I know of one such husband worshipper who crosses all limits of sanity. Another invariable fact is all such pativratas feel they are the epitome of beauty and graciousness – Ma Sita’s modern avtars. As if those who pronounce the names in full come running from the wild!
This aunty-of-a-woman who claims Aishwarya Rai is lucky to have been born 20 years later than her, begins the day by touching her snoring husband’s feet at 7am. Then she heads to the washroom to check the colour of her bindi. During her ‘days off’ she sports a huge roundish black colour between her brows and not the everyday reddish-brown stickers. This is followed by MS Subhalaxmi’s ‘Kausalya Suprabatham’ after which she proceeds to fix a cup of coffee before waking him up. All that’s left of the ritual is for her to garland him and burn an incense stick between his ears!
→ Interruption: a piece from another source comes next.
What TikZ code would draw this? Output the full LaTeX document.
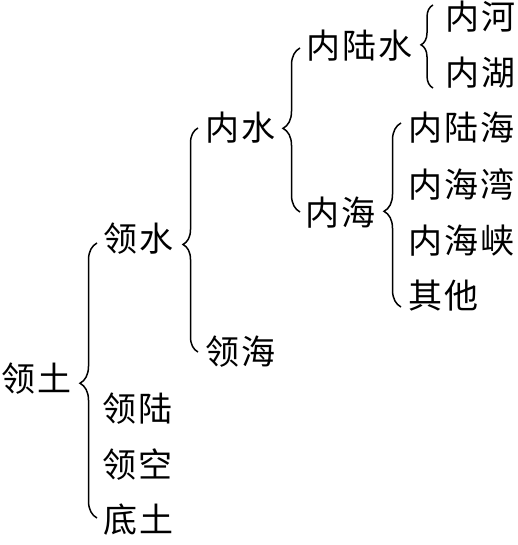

Even as I storm for a suitable word to define such mockeries in the name of respect, am reminded of the ‘silent generation’. Have heard stories of several old grandmas of traditional Kerala homes who never appeared before the male members, not even their husbands. Can’t fathom how they produced so many offsprings though! And considering that the norm then was hum-do-humare-dus, am curious about the modus operandi. At least it would help clear the numerous rape cases languishing in Indian courts today.
Well, until some sportive grandpas come forward that will remain a mystery, but at present I’m puzzled why today’s men are tolerating such disrespect. All the wohs and jis and sunos must sit on a hunger strike to rewrite tradition that lets married women use all permutations of syllables to rename them at their whim.